- Problem to work on -
Copy, without any alteration, the lines from the one that includes "Recreate this image" up to and including the one that includes "3.56, 3.74, 3.96]".
··· Information supplied ···
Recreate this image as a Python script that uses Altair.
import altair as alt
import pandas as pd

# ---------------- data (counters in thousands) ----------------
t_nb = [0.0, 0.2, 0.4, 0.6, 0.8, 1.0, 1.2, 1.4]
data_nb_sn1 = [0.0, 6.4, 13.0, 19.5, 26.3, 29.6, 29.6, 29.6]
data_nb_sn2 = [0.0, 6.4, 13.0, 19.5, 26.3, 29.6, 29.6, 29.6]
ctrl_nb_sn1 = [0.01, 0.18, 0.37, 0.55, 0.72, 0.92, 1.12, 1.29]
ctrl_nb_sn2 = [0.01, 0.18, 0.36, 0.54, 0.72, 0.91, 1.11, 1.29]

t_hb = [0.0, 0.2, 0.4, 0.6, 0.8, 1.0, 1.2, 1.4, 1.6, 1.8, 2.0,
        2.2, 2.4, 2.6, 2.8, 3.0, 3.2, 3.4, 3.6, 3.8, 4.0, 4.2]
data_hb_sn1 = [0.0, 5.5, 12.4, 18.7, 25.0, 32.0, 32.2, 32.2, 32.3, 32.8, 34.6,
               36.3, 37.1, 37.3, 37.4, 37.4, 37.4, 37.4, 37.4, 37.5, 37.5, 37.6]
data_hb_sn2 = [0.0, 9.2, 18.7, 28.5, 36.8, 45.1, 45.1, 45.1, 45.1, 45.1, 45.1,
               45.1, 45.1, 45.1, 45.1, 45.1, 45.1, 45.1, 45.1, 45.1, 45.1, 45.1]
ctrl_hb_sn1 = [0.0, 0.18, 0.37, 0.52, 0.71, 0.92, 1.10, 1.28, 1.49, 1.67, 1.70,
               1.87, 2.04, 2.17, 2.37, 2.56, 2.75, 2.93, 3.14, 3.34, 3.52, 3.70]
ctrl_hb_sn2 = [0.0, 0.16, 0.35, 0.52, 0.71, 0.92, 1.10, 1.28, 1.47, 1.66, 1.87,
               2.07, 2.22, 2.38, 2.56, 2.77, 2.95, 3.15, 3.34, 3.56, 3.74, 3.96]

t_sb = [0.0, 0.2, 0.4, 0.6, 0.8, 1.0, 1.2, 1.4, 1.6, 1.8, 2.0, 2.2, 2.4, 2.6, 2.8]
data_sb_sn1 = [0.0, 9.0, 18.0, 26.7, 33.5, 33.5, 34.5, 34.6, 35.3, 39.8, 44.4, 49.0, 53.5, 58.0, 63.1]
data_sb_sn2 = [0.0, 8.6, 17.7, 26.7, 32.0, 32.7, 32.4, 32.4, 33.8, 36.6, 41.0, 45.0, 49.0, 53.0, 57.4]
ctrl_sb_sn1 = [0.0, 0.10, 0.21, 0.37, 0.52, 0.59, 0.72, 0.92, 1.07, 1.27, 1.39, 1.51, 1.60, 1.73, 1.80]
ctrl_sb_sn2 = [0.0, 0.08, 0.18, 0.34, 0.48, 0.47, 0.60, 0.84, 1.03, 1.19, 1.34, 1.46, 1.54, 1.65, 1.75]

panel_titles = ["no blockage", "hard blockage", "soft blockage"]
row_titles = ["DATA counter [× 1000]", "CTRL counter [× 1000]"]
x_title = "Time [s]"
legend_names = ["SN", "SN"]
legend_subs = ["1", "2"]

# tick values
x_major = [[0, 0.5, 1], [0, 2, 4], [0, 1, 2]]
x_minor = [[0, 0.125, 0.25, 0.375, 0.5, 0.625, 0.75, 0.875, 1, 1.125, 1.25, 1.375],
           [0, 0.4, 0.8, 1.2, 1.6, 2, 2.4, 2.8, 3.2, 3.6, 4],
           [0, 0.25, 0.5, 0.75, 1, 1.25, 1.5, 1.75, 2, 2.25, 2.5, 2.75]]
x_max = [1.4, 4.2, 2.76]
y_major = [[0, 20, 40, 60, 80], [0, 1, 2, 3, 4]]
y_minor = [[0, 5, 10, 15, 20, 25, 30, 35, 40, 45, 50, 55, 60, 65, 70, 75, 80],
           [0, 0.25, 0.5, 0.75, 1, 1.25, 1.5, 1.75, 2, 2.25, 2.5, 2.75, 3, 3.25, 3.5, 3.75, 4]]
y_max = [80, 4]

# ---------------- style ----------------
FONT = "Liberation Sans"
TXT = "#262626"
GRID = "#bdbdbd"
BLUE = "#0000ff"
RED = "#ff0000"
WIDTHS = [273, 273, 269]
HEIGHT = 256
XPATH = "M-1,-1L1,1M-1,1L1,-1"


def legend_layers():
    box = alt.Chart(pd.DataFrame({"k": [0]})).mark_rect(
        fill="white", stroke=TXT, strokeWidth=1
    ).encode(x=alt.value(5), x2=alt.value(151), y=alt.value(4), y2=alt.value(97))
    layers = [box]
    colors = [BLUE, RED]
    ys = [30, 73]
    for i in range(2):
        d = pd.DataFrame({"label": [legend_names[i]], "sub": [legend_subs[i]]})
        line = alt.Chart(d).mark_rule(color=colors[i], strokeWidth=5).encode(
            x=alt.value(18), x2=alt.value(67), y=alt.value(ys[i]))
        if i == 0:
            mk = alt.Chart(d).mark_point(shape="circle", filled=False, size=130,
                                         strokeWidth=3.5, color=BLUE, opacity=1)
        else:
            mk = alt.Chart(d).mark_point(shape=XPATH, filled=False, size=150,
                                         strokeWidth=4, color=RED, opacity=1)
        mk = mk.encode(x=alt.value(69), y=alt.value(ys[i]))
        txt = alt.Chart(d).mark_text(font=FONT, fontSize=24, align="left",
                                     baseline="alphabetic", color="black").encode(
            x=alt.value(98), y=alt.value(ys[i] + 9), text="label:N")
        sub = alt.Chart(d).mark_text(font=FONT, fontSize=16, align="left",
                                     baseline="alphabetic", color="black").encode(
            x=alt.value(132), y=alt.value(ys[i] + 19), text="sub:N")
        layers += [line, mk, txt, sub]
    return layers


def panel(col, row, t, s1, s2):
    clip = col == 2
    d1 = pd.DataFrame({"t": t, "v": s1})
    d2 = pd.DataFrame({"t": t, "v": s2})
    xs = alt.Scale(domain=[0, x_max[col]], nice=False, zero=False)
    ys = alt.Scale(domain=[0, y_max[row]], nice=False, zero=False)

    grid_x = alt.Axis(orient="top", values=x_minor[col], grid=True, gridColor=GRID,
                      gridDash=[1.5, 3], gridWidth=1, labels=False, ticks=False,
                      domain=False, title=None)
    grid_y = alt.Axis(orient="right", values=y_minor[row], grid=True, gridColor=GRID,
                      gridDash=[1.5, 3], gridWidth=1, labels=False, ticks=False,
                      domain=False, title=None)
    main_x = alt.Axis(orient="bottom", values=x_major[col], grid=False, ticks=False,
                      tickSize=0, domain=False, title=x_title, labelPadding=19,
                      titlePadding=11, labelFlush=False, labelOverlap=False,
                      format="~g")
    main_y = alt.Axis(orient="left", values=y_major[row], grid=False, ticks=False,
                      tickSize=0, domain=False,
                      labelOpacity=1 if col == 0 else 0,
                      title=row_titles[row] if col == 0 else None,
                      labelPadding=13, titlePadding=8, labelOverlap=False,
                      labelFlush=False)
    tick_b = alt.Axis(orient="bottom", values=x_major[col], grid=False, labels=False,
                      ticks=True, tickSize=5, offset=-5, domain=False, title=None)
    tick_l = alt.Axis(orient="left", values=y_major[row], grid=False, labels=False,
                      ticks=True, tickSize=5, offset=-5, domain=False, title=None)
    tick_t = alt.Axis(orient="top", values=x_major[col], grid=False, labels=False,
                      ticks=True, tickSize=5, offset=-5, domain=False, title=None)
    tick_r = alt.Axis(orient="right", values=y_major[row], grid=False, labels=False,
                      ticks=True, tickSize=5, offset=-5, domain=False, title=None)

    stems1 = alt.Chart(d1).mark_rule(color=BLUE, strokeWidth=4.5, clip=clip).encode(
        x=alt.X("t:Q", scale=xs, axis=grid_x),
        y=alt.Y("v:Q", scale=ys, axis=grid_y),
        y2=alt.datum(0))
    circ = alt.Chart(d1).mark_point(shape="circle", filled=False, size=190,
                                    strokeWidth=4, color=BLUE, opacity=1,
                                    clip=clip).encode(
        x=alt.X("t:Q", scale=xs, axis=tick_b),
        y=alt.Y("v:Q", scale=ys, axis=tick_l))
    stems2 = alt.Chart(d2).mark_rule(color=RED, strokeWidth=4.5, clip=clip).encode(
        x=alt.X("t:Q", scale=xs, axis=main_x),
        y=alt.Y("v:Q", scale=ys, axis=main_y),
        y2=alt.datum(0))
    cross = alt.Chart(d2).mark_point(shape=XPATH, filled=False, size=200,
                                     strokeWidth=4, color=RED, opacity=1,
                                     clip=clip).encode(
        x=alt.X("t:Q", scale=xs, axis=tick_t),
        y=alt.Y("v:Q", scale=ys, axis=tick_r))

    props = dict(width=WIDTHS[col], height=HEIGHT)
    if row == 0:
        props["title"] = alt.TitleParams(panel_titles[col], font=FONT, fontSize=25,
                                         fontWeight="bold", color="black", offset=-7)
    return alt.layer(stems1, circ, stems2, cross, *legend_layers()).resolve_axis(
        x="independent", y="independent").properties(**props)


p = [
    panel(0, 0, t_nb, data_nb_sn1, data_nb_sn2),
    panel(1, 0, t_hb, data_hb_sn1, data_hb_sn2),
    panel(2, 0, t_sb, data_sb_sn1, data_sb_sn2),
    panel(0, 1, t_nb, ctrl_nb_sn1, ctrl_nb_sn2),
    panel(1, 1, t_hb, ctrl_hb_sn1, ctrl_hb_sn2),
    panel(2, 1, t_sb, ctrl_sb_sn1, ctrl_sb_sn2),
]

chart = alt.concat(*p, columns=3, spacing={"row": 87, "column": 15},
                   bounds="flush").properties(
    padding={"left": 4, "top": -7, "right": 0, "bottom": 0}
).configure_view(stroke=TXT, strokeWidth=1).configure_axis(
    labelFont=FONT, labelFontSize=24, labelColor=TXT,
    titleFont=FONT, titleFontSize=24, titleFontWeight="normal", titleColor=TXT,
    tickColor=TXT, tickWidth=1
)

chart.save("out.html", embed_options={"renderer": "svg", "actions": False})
···
··· Information supplied ···
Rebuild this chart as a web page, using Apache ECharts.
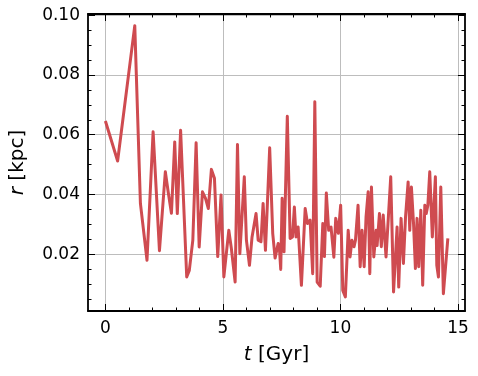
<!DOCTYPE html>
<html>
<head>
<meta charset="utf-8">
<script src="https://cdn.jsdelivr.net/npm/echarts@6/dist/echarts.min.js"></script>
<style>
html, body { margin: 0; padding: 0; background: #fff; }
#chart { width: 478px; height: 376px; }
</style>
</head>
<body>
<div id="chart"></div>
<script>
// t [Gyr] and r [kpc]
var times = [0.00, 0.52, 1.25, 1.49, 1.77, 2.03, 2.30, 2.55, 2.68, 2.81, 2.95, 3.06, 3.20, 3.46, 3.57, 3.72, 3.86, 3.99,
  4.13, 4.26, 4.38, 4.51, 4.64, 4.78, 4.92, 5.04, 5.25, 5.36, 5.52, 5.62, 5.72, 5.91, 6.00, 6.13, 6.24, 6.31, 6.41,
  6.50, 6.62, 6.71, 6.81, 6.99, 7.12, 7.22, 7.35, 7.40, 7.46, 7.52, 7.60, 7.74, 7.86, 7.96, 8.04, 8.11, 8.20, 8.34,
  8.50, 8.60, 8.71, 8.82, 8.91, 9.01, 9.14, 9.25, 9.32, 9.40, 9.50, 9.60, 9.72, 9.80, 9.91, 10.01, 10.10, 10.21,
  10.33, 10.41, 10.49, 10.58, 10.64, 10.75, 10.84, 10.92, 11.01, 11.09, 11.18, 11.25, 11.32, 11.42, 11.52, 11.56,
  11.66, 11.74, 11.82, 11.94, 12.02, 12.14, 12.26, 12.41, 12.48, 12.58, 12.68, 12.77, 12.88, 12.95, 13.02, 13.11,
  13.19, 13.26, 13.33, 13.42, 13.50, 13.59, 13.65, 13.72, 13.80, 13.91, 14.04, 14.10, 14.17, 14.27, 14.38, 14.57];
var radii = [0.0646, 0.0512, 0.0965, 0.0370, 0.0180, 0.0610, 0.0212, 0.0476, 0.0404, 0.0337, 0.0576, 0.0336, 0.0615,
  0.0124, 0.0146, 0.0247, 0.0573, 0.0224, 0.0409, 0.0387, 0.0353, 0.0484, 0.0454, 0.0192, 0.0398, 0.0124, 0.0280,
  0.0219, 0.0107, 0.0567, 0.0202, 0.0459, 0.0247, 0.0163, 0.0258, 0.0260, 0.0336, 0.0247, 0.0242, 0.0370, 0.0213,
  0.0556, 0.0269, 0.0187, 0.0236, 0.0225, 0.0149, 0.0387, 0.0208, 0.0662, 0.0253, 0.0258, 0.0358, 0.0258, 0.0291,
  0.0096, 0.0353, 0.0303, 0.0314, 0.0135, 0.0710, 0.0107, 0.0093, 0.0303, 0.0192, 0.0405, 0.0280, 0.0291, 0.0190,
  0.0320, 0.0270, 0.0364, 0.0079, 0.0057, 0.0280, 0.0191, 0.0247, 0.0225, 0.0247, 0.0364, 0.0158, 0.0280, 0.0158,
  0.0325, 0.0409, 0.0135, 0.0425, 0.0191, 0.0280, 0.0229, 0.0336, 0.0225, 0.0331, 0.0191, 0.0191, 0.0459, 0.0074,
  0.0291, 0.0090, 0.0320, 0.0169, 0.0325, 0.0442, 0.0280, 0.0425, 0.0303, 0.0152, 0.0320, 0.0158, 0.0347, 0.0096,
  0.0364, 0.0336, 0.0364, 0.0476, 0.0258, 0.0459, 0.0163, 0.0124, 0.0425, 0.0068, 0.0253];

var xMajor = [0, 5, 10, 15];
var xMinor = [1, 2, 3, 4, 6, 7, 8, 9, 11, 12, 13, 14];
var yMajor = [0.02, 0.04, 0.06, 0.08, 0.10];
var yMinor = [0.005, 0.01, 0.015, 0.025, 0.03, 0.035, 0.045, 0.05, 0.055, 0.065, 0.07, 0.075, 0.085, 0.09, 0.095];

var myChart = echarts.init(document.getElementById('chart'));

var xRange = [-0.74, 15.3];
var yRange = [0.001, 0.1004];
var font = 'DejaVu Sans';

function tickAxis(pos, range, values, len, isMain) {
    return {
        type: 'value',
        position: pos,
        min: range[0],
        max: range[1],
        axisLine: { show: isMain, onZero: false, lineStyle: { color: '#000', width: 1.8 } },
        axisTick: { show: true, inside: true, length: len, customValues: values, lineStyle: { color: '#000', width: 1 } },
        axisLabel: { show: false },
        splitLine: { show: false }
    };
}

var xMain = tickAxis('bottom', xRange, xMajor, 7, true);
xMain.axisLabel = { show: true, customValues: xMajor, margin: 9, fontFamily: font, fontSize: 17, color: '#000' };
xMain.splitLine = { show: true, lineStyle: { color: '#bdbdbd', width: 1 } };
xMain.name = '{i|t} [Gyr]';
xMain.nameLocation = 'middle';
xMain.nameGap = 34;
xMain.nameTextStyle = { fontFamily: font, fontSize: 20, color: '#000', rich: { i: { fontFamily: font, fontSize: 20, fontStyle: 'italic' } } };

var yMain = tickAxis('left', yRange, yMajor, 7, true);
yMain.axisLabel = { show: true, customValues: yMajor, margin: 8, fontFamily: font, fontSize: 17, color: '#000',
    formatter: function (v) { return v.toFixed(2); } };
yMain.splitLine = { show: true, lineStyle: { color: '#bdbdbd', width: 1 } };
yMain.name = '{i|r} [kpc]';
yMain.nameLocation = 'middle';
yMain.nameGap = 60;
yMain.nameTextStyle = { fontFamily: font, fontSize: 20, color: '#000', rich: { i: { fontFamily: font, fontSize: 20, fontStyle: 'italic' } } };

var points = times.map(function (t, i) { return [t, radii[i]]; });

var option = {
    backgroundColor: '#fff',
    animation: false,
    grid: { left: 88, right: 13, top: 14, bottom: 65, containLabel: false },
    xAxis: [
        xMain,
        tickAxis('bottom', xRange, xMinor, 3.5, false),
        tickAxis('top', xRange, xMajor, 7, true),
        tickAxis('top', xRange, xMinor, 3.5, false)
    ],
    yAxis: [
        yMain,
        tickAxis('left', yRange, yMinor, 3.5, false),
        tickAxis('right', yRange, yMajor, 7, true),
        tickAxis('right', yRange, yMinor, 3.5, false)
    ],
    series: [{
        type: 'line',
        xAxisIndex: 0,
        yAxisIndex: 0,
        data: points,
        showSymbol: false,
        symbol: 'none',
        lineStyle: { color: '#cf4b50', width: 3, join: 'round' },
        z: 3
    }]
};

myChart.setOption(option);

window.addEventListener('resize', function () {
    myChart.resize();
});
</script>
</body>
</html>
···
- Full response -
Recreate this image as a Python script that uses Altair.
import altair as alt
import pandas as pd

# ---------------- data (counters in thousands) ----------------
t_nb = [0.0, 0.2, 0.4, 0.6, 0.8, 1.0, 1.2, 1.4]
data_nb_sn1 = [0.0, 6.4, 13.0, 19.5, 26.3, 29.6, 29.6, 29.6]
data_nb_sn2 = [0.0, 6.4, 13.0, 19.5, 26.3, 29.6, 29.6, 29.6]
ctrl_nb_sn1 = [0.01, 0.18, 0.37, 0.55, 0.72, 0.92, 1.12, 1.29]
ctrl_nb_sn2 = [0.01, 0.18, 0.36, 0.54, 0.72, 0.91, 1.11, 1.29]

t_hb = [0.0, 0.2, 0.4, 0.6, 0.8, 1.0, 1.2, 1.4, 1.6, 1.8, 2.0,
        2.2, 2.4, 2.6, 2.8, 3.0, 3.2, 3.4, 3.6, 3.8, 4.0, 4.2]
data_hb_sn1 = [0.0, 5.5, 12.4, 18.7, 25.0, 32.0, 32.2, 32.2, 32.3, 32.8, 34.6,
               36.3, 37.1, 37.3, 37.4, 37.4, 37.4, 37.4, 37.4, 37.5, 37.5, 37.6]
data_hb_sn2 = [0.0, 9.2, 18.7, 28.5, 36.8, 45.1, 45.1, 45.1, 45.1, 45.1, 45.1,
               45.1, 45.1, 45.1, 45.1, 45.1, 45.1, 45.1, 45.1, 45.1, 45.1, 45.1]
ctrl_hb_sn1 = [0.0, 0.18, 0.37, 0.52, 0.71, 0.92, 1.10, 1.28, 1.49, 1.67, 1.70,
               1.87, 2.04, 2.17, 2.37, 2.56, 2.75, 2.93, 3.14, 3.34, 3.52, 3.70]
ctrl_hb_sn2 = [0.0, 0.16, 0.35, 0.52, 0.71, 0.92, 1.10, 1.28, 1.47, 1.66, 1.87,
               2.07, 2.22, 2.38, 2.56, 2.77, 2.95, 3.15, 3.34, 3.56, 3.74, 3.96]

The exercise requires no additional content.